Thursday, November 26, 2009

Upgrade. Giving Thanks.

So I remember a time when i thought what i wanted in a boyfriend was someone to cook laugh dance etc with me. I remember wanting those things when i was with greg and telling him and myself that i could deal with the fact that he didnt do any of those things. Its insane the difference between greg and Chris. It shocks me i stayed so long with Greg after knowing how i should really be treated. Like, he didnt want to do anything ever. just sit, watch tv, do nothing. Chris is so full of life so fun and so appreciative. He loves everything i do. he tells me I'm beautiful without me hinting or having to ask if i look ok. i see myself getting married to him. We talk about our future together and he wants to live with me when we graduate. Greg never wanted to live with me. His loss. It was all completely his loss. I look at greg now, I get disgusted because he is just comformed to be like all those other guys. He lost his true self. and thats too bad. I'm going camping with Chris tomorrow! We are going to Rose valley. I am very excited. So spur of the moment always. He is so amazing. When we get our own place together, we are gonna have 2 dogs and 2 cats. the dogs will be lucy and spamoni and the cats will be Maru and Mimisiku. So excited :]

So, Its thanksgiving. I am thankful for my family. Even though they are all crazy and i get so frustrated by them, i still love them all so much and they support me so much and i am so thankful for that.

Im thankful for Chris.
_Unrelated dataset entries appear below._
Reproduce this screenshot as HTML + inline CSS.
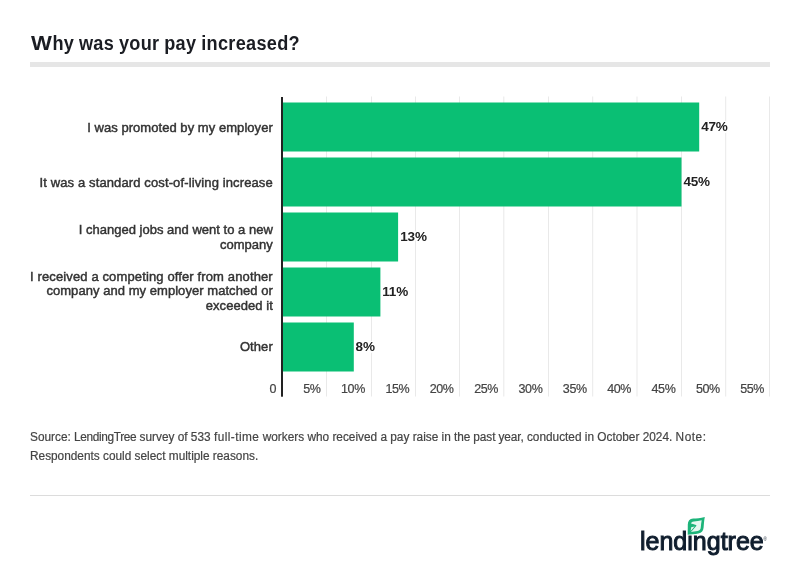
<!DOCTYPE html>
<html lang="en">
<head>
<meta charset="utf-8">
<title>Why was your pay increased?</title>
<style>
  html,body{margin:0;padding:0;background:#fff;}
  body{width:800px;height:577px;position:relative;overflow:hidden;font-family:"Liberation Sans",sans-serif;}
  .abs{position:absolute;}
  #title{left:30.5px;top:30.5px;font-size:20px;font-weight:bold;color:#1b1d23;white-space:nowrap;line-height:24px;letter-spacing:0.34px;word-spacing:-0.6px;transform:scaleX(0.906);transform-origin:0 0;}
  #title .w{display:inline-block;transform:scaleX(1.22);transform-origin:0 0;margin-right:4.4px;}
  #bar{left:30px;top:62px;width:740px;height:5px;background:#e6e6e6;}
  #chart{left:0;top:0;}
  .cat{right:527.2px;width:262px;text-align:right;font-size:13px;line-height:14.7px;color:#333;letter-spacing:0.08px;-webkit-text-stroke:0.45px #333;}
  .val{font-size:13.5px;letter-spacing:-0.2px;font-weight:bold;color:#222;line-height:15px;white-space:nowrap;text-shadow:-1.5px 0 #fff,1.5px 0 #fff,0 -1.5px #fff,0 1.5px #fff,-1.1px -1.1px #fff,1.1px 1.1px #fff,-1.1px 1.1px #fff,1.1px -1.1px #fff;}
  .tick{top:381.6px;width:43.6px;letter-spacing:-0.4px;text-align:right;font-size:12.5px;line-height:15px;color:#444;white-space:nowrap;-webkit-text-stroke:0.2px #444;}
  #src{left:29.7px;top:428px;width:820px;font-size:12px;line-height:19px;color:#444;-webkit-text-stroke:0.2px #444;transform:scaleX(0.986);transform-origin:0 0;white-space:nowrap;}
  #hr{left:30px;top:495px;width:740px;height:1px;background:#dcdcdc;}
  #logo{left:640px;top:526px;font-size:25px;line-height:30px;color:#0f1d2d;white-space:nowrap;-webkit-text-stroke:1px #0f1d2d;}
  #reg{font-size:4.5px;position:absolute;left:123.6px;top:10.5px;-webkit-text-stroke:0;line-height:6px;}
</style>
</head>
<body>
<div id="title" class="abs"><span class="w">W</span>hy was your pay increased?</div>
<div id="bar" class="abs"></div>

<svg id="chart" class="abs" width="800" height="577" viewBox="0 0 800 577">
  <g fill="#e9e9e9">
    <rect x="326" y="96.5" width="1" height="300"/>
    <rect x="371" y="96.5" width="1" height="300"/>
    <rect x="415" y="96.5" width="1" height="300"/>
    <rect x="459" y="96.5" width="1" height="300"/>
    <rect x="503.3" y="96.5" width="1" height="300"/>
    <rect x="548" y="96.5" width="1" height="300"/>
    <rect x="592.2" y="96.5" width="1" height="300"/>
    <rect x="636.5" y="96.5" width="1" height="300"/>
    <rect x="681" y="96.5" width="1" height="300"/>
    <rect x="725.2" y="96.5" width="1" height="300"/>
    <rect x="769" y="96.5" width="1" height="300"/>
  </g>
  <g fill="#0abf74">
    <rect x="283" y="102.5" width="416.2" height="49"/>
    <rect x="283" y="157.5" width="398.5" height="49"/>
    <rect x="283" y="212.5" width="115.1" height="49"/>
    <rect x="283" y="267.5" width="97.4" height="49"/>
    <rect x="283" y="322.5" width="70.8" height="49"/>
  </g>
  <rect x="281" y="97" width="2" height="299.7" fill="#222"/>
</svg>

<div class="abs cat" style="top:121px;letter-spacing:0.05px">I was promoted by my employer</div>
<div class="abs cat" style="top:176px;letter-spacing:0.12px">It was a standard cost-of-living increase</div>
<div class="abs cat" style="top:223px;letter-spacing:0.01px">I changed jobs and went to a new<br>company</div>
<div class="abs cat" style="top:269.5px;letter-spacing:0.13px">I received a competing offer from another<br><span style="letter-spacing:0.05px">company and my employer matched or</span><br><span style="letter-spacing:0.05px">exceeded it</span></div>
<div class="abs cat" style="top:340px">Other</div>

<div class="abs val" style="left:701.2px;top:119px">47%</div>
<div class="abs val" style="left:683.4px;top:174px">45%</div>
<div class="abs val" style="left:400.3px;top:229px">13%</div>
<div class="abs val" style="left:382.3px;top:284px">11%</div>
<div class="abs val" style="left:355.6px;top:339px">8%</div>

<div class="abs tick" style="left:232.5px">0</div>
<div class="abs tick" style="left:277px">5%</div>
<div class="abs tick" style="left:321.3px">10%</div>
<div class="abs tick" style="left:365.7px">15%</div>
<div class="abs tick" style="left:410px">20%</div>
<div class="abs tick" style="left:454.4px">25%</div>
<div class="abs tick" style="left:498.8px">30%</div>
<div class="abs tick" style="left:543.1px">35%</div>
<div class="abs tick" style="left:587.5px">40%</div>
<div class="abs tick" style="left:631.8px">45%</div>
<div class="abs tick" style="left:676.2px">50%</div>
<div class="abs tick" style="left:720.5px">55%</div>

<div id="src" class="abs">Source: <span style="letter-spacing:-0.35px">LendingTree</span> survey of 533 <span style="letter-spacing:0.46px">full-time</span> workers who received a pay raise in <span style="letter-spacing:-0.11px">the past year,</span> conducted in October 2024. <span style="letter-spacing:0.55px">Note:</span><br>Respondents could select multiple reasons.</div>
<div id="hr" class="abs"></div>

<div id="logo" class="abs">lendingtree<span id="reg">®</span></div>
<svg id="leaf" class="abs" width="24" height="24" viewBox="684 514 24 24" style="left:684px;top:514px">
  <rect x="687.5" y="529" width="5.5" height="5.8" fill="#fff"/>
  <path d="M704.8 516.9 C700.5 518.2 696.5 518.3 693.2 518.5 C689.6 518.8 687.8 521 687.8 524.6 L687.7 534.8 C690.5 534.4 695.2 534.3 698.4 533.6 C701.8 532.8 703.3 530.6 703.6 527.5 C703.9 523.8 704.1 520.5 704.8 516.9 Z" fill="#1db47a"/>
  <path d="M701.7 520.2 C699.3 520.9 696.6 521.2 694 521.4 C691.8 521.6 690.7 522.8 690.7 524.9 L690.6 531.9 C692.8 531.6 695.4 531.5 697.6 531 C699.8 530.5 700.6 529.3 700.8 527.2 C701 524.8 701.2 522.5 701.7 520.2 Z" fill="#e8f8f1"/>
  <path d="M690.2 523.8 L695.8 525.6 L689.2 533 Z" fill="#1db47a" stroke="#1db47a" stroke-width="1.2" stroke-linejoin="round"/>
  <path d="M691.2 527.2 L694.6 526.6 L690.7 531 Z" fill="#e8f8f1"/>
</svg>
</body>
</html>
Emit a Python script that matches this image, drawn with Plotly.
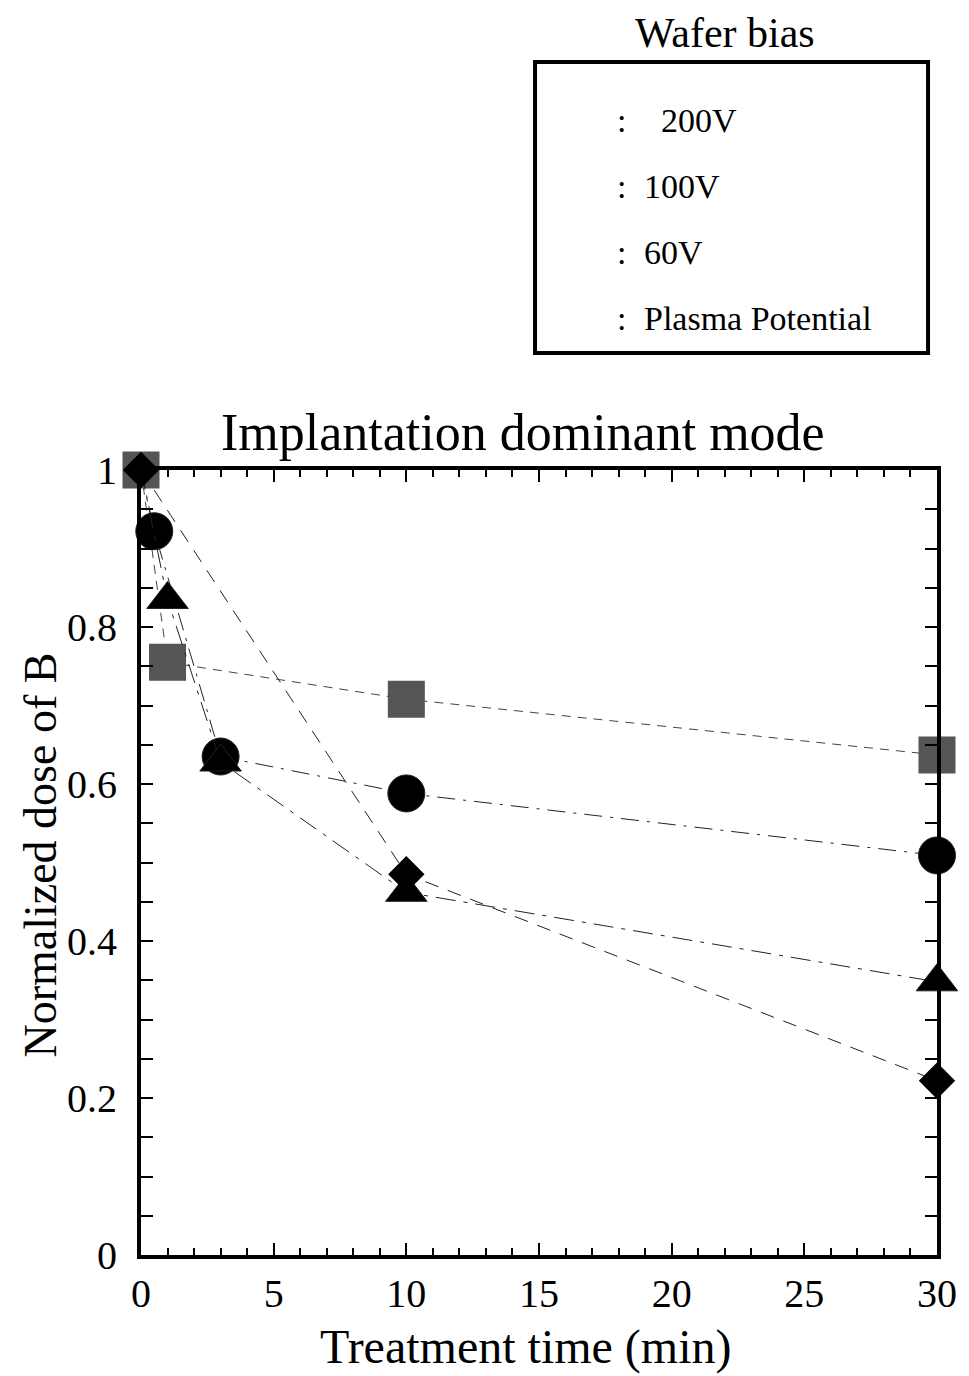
import plotly.graph_objects as go

# Data
t_200 = [0, 1, 10, 30]
d_200 = [1.0, 0.755, 0.708, 0.637]
t_100 = [0, 0.5, 3, 10, 30]
d_100 = [1.0, 0.922, 0.635, 0.588, 0.509]
t_60 = [0, 1, 3, 10, 30]
d_60 = [1.0, 0.835, 0.628, 0.462, 0.348]
t_pp = [0, 10, 30]
d_pp = [1.0, 0.485, 0.222]

legend_title = "Wafer bias"
legend_labels = ["\u00a0\u00a0200V", "100V", "60V", "Plasma Potential"]

FONT = "Liberation Serif"
OFF = 8  # body margin of the html page
L, T, PW, PH = 141 - OFF, 470 - OFF, 800, 785
W, H = 969 - OFF, 1376 - OFF

def px(xp):
    return (xp - 141) / PW

def py(yp):
    return (1255 - yp) / PH

def sizes(t, s):
    return [0 if v == 0 else s for v in t]

fig = go.Figure()
fig.add_trace(go.Scatter(x=t_200, y=d_200, mode="lines+markers", cliponaxis=False,
    line=dict(color="#444", width=1, dash="9px,7px"),
    marker=dict(symbol="square", size=37, color="#555555", opacity=1), showlegend=False))
fig.add_trace(go.Scatter(x=t_100, y=d_100, mode="lines+markers", cliponaxis=False,
    line=dict(color="#222", width=1, dash="18px,8px,3px,8px"),
    marker=dict(symbol="circle", size=sizes(t_100, 37), color="black", opacity=1), showlegend=False))
fig.add_trace(go.Scatter(x=t_60, y=d_60, mode="lines+markers", cliponaxis=False,
    line=dict(color="#222", width=1, dash="20px,8px,4px,8px"),
    marker=dict(symbol="triangle-up", size=sizes(t_60, 36), color="black", opacity=1), showlegend=False))
fig.add_trace(go.Scatter(x=t_pp, y=d_pp, mode="lines+markers", cliponaxis=False,
    line=dict(color="#222", width=1, dash="14px,10px"),
    marker=dict(symbol="diamond", size=28, color="black", opacity=1), showlegend=False))

axis_common = dict(showline=True, linewidth=4, linecolor="black", mirror="allticks",
                   ticks="inside", ticklen=12, tickwidth=2, tickcolor="black",
                   showgrid=False, zeroline=False)

fig.update_xaxes(range=[0, 30], dtick=5, tick0=0,
                 tickfont=dict(family=FONT, size=40, color="black"),
                 minor=dict(dtick=1, ticks="inside", ticklen=7, tickwidth=2, tickcolor="black", showgrid=False),
                 ticklabelstandoff=0, **axis_common)
fig.update_yaxes(range=[0, 1], dtick=0.2, tick0=0, tickformat="~g",
                 tickfont=dict(family=FONT, size=40, color="black"),
                 minor=dict(dtick=0.05, ticks="inside", ticklen=12, tickwidth=2, tickcolor="black", showgrid=False),
                 ticklabelstandoff=12, **axis_common)

annotations = [
    dict(text="Implantation dominant mode", x=px(525), y=py(432), xref="paper", yref="paper",
         showarrow=False, font=dict(family=FONT, size=52, color="black"), xanchor="center", yanchor="middle"),
    dict(text="Treatment time (min)", x=px(528), y=py(1347), xref="paper", yref="paper",
         showarrow=False, font=dict(family=FONT, size=48, color="black"), xanchor="center", yanchor="middle"),
    dict(text="Normalized dose of B", x=px(39), y=py(855), xref="paper", yref="paper", textangle=-90,
         showarrow=False, font=dict(family=FONT, size=46, color="black"), xanchor="center", yanchor="middle"),
    dict(text=legend_title, x=px(728), y=py(33), xref="paper", yref="paper",
         showarrow=False, font=dict(family=FONT, size=42, color="black"), xanchor="center", yanchor="middle"),
]
entry_y = [120, 186, 252, 318]
for lbl, yp in zip(legend_labels, entry_y):
    annotations.append(dict(text=":", x=px(624), y=py(yp), xref="paper", yref="paper", showarrow=False,
                            font=dict(family=FONT, size=34, color="black"), xanchor="center", yanchor="middle"))
    annotations.append(dict(text=lbl, x=px(645), y=py(yp), xref="paper", yref="paper", showarrow=False,
                            font=dict(family=FONT, size=34, color="black"), xanchor="left", yanchor="middle"))

fig.add_shape(type="rect", xref="paper", yref="paper",
              x0=px(537), x1=px(932), y0=py(353), y1=py(62),
              line=dict(color="black", width=4))

fig.update_layout(width=W, height=H, margin=dict(l=L, r=W - L - PW, t=T, b=H - T - PH),
                  plot_bgcolor="white", paper_bgcolor="white", annotations=annotations)

fig.write_html("out.html")
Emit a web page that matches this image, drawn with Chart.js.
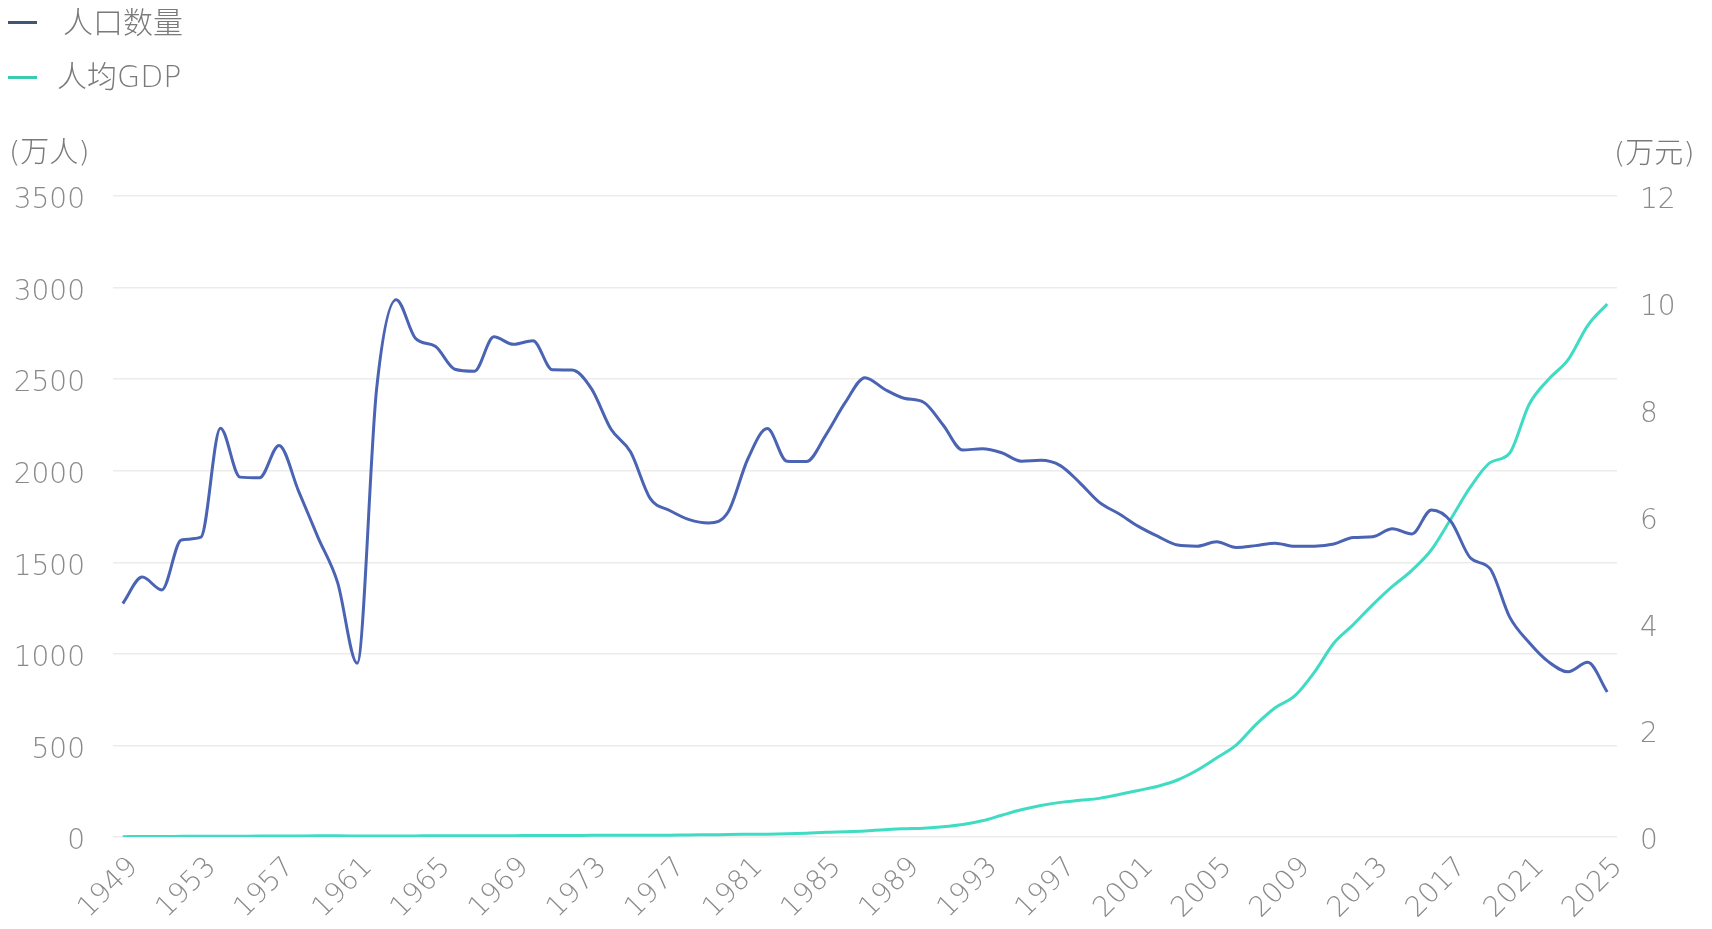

For being my everything. For being there when I am so sad. and for being the one to make me so so happy. For kissing my tears away and dancing with me in public. For being as cute as he is. For going on bike rides with me and for bringing out a side of me i never knew i had. For showing me how to live life and for living it with me. I love you baby. forever and always.

Im thankful for my best friends Kim Nichole Julie and Vince. you guys have been with me for so long. You are all there for me whenever i need someone to talk to and you dont judge me and you accept me for who i am. I can trust you all and I love you guys for that.

I am thankful for life love health and happiness. I want to appreciate the little things. Being able to go to school, have a job , and be healthy. I am thankful for the fact that i have all the things I need and am thankful for today and everyday to come.